=== OBJECTIVE ===
Repeat the material verbatim. Images are excluded from the copy.

=== COLLECTED MATERIAL ===
****************************************
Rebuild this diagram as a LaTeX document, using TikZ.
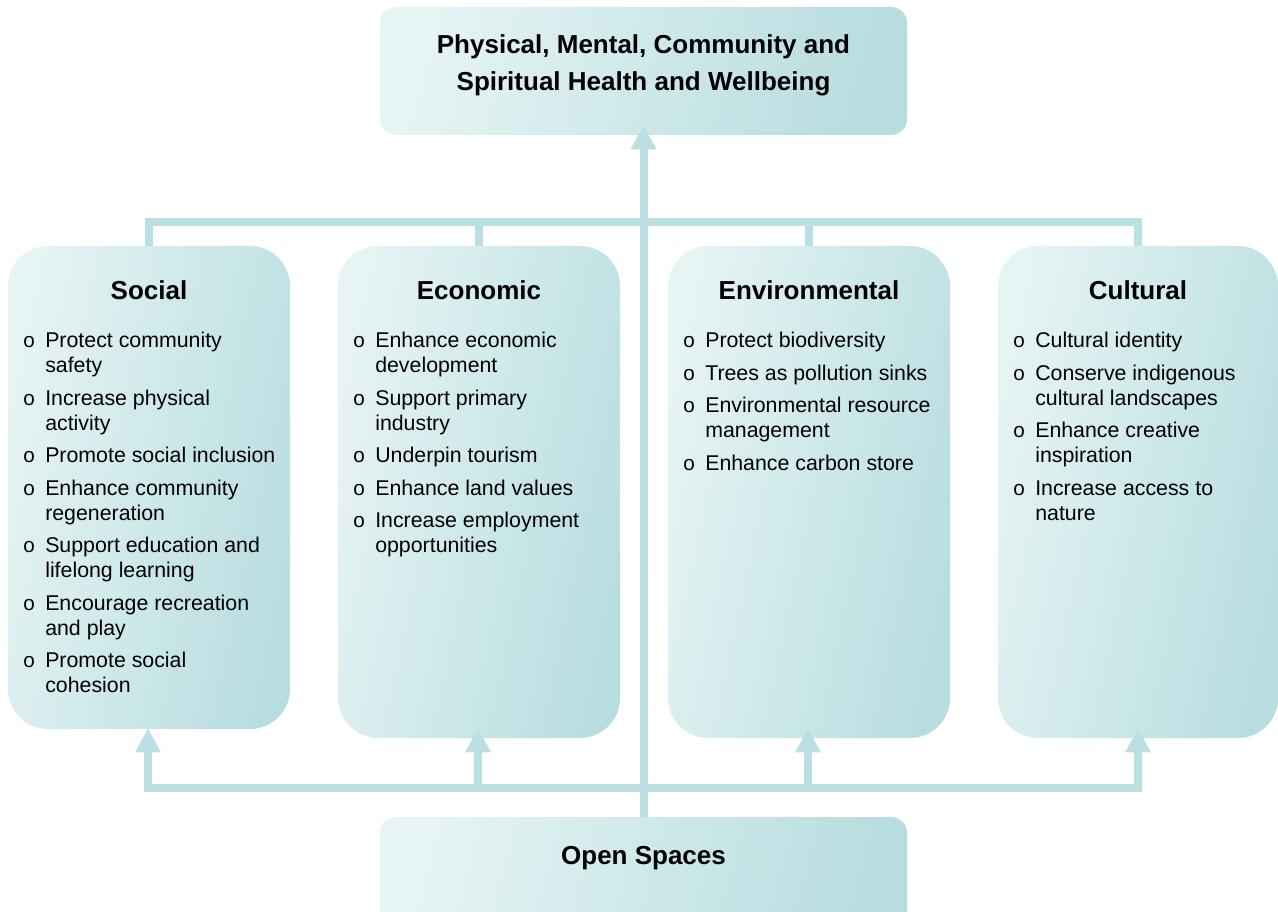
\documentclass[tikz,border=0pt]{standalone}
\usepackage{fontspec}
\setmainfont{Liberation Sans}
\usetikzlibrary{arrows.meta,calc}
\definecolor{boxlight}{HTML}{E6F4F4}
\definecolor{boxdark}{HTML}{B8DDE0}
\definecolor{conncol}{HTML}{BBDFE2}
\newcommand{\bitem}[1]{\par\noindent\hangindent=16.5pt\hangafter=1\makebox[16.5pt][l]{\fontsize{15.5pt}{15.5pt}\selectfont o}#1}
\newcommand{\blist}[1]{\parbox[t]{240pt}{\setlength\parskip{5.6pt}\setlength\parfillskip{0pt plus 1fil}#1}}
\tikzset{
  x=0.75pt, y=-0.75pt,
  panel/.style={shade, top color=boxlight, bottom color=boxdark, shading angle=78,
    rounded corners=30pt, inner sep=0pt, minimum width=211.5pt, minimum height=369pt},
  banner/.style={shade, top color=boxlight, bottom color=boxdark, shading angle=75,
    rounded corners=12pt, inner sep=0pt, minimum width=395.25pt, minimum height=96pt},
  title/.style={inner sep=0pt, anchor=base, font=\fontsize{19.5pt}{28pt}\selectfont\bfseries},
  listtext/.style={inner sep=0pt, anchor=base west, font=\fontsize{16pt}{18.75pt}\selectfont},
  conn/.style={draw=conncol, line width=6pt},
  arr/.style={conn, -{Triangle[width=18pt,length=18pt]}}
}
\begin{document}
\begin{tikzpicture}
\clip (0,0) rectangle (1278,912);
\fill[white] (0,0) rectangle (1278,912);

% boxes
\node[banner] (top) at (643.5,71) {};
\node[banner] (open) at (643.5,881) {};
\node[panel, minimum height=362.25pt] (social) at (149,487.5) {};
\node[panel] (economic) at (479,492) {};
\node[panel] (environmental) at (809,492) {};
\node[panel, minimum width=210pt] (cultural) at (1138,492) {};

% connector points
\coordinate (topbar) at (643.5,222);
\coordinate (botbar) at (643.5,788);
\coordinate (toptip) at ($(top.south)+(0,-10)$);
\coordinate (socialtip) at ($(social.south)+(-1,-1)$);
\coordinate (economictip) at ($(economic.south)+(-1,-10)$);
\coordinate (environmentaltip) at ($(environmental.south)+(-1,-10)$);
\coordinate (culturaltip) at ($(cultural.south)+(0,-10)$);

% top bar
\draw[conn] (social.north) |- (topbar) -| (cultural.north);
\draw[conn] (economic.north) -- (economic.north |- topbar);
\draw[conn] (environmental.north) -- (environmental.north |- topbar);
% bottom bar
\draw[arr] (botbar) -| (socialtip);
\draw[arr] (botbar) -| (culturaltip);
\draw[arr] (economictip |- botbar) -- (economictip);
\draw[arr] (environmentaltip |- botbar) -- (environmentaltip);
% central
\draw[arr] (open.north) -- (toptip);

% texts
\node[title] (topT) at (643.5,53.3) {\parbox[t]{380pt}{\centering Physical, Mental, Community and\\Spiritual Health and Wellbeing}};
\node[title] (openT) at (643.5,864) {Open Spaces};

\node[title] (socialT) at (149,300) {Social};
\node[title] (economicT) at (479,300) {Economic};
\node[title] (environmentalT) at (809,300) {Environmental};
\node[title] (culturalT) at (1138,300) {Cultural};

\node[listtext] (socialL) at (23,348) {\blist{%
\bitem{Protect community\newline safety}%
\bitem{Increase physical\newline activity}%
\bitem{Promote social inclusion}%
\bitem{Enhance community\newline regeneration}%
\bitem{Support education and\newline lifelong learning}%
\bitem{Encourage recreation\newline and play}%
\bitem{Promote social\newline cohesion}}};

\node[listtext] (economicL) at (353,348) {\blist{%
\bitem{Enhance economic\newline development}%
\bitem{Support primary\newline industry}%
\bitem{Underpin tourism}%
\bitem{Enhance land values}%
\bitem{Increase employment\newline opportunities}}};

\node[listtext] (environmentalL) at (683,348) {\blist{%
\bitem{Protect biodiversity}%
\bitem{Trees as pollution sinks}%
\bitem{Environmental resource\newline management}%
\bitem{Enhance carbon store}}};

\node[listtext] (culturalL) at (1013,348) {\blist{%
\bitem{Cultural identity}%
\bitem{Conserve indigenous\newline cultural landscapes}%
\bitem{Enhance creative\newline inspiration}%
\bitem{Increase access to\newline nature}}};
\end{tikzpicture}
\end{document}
****************************************
=== EXERCISE OUTPUT ===
Rebuild this diagram as a LaTeX document, using TikZ.
\documentclass[tikz,border=0pt]{standalone}
\usepackage{fontspec}
\setmainfont{Liberation Sans}
\usetikzlibrary{arrows.meta,calc}
\definecolor{boxlight}{HTML}{E6F4F4}
\definecolor{boxdark}{HTML}{B8DDE0}
\definecolor{conncol}{HTML}{BBDFE2}
\newcommand{\bitem}[1]{\par\noindent\hangindent=16.5pt\hangafter=1\makebox[16.5pt][l]{\fontsize{15.5pt}{15.5pt}\selectfont o}#1}
\newcommand{\blist}[1]{\parbox[t]{240pt}{\setlength\parskip{5.6pt}\setlength\parfillskip{0pt plus 1fil}#1}}
\tikzset{
  x=0.75pt, y=-0.75pt,
  panel/.style={shade, top color=boxlight, bottom color=boxdark, shading angle=78,
    rounded corners=30pt, inner sep=0pt, minimum width=211.5pt, minimum height=369pt},
  banner/.style={shade, top color=boxlight, bottom color=boxdark, shading angle=75,
    rounded corners=12pt, inner sep=0pt, minimum width=395.25pt, minimum height=96pt},
  title/.style={inner sep=0pt, anchor=base, font=\fontsize{19.5pt}{28pt}\selectfont\bfseries},
  listtext/.style={inner sep=0pt, anchor=base west, font=\fontsize{16pt}{18.75pt}\selectfont},
  conn/.style={draw=conncol, line width=6pt},
  arr/.style={conn, -{Triangle[width=18pt,length=18pt]}}
}
\begin{document}
\begin{tikzpicture}
\clip (0,0) rectangle (1278,912);
\fill[white] (0,0) rectangle (1278,912);

% boxes
\node[banner] (top) at (643.5,71) {};
\node[banner] (open) at (643.5,881) {};
\node[panel, minimum height=362.25pt] (social) at (149,487.5) {};
\node[panel] (economic) at (479,492) {};
\node[panel] (environmental) at (809,492) {};
\node[panel, minimum width=210pt] (cultural) at (1138,492) {};

% connector points
\coordinate (topbar) at (643.5,222);
\coordinate (botbar) at (643.5,788);
\coordinate (toptip) at ($(top.south)+(0,-10)$);
\coordinate (socialtip) at ($(social.south)+(-1,-1)$);
\coordinate (economictip) at ($(economic.south)+(-1,-10)$);
\coordinate (environmentaltip) at ($(environmental.south)+(-1,-10)$);
\coordinate (culturaltip) at ($(cultural.south)+(0,-10)$);

% top bar
\draw[conn] (social.north) |- (topbar) -| (cultural.north);
\draw[conn] (economic.north) -- (economic.north |- topbar);
\draw[conn] (environmental.north) -- (environmental.north |- topbar);
% bottom bar
\draw[arr] (botbar) -| (socialtip);
\draw[arr] (botbar) -| (culturaltip);
\draw[arr] (economictip |- botbar) -- (economictip);
\draw[arr] (environmentaltip |- botbar) -- (environmentaltip);
% central
\draw[arr] (open.north) -- (toptip);

% texts
\node[title] (topT) at (643.5,53.3) {\parbox[t]{380pt}{\centering Physical, Mental, Community and\\Spiritual Health and Wellbeing}};
\node[title] (openT) at (643.5,864) {Open Spaces};

\node[title] (socialT) at (149,300) {Social};
\node[title] (economicT) at (479,300) {Economic};
\node[title] (environmentalT) at (809,300) {Environmental};
\node[title] (culturalT) at (1138,300) {Cultural};

\node[listtext] (socialL) at (23,348) {\blist{%
\bitem{Protect community\newline safety}%
\bitem{Increase physical\newline activity}%
\bitem{Promote social inclusion}%
\bitem{Enhance community\newline regeneration}%
\bitem{Support education and\newline lifelong learning}%
\bitem{Encourage recreation\newline and play}%
\bitem{Promote social\newline cohesion}}};

\node[listtext] (economicL) at (353,348) {\blist{%
\bitem{Enhance economic\newline development}%
\bitem{Support primary\newline industry}%
\bitem{Underpin tourism}%
\bitem{Enhance land values}%
\bitem{Increase employment\newline opportunities}}};

\node[listtext] (environmentalL) at (683,348) {\blist{%
\bitem{Protect biodiversity}%
\bitem{Trees as pollution sinks}%
\bitem{Environmental resource\newline management}%
\bitem{Enhance carbon store}}};

\node[listtext] (culturalL) at (1013,348) {\blist{%
\bitem{Cultural identity}%
\bitem{Conserve indigenous\newline cultural landscapes}%
\bitem{Enhance creative\newline inspiration}%
\bitem{Increase access to\newline nature}}};
\end{tikzpicture}
\end{document}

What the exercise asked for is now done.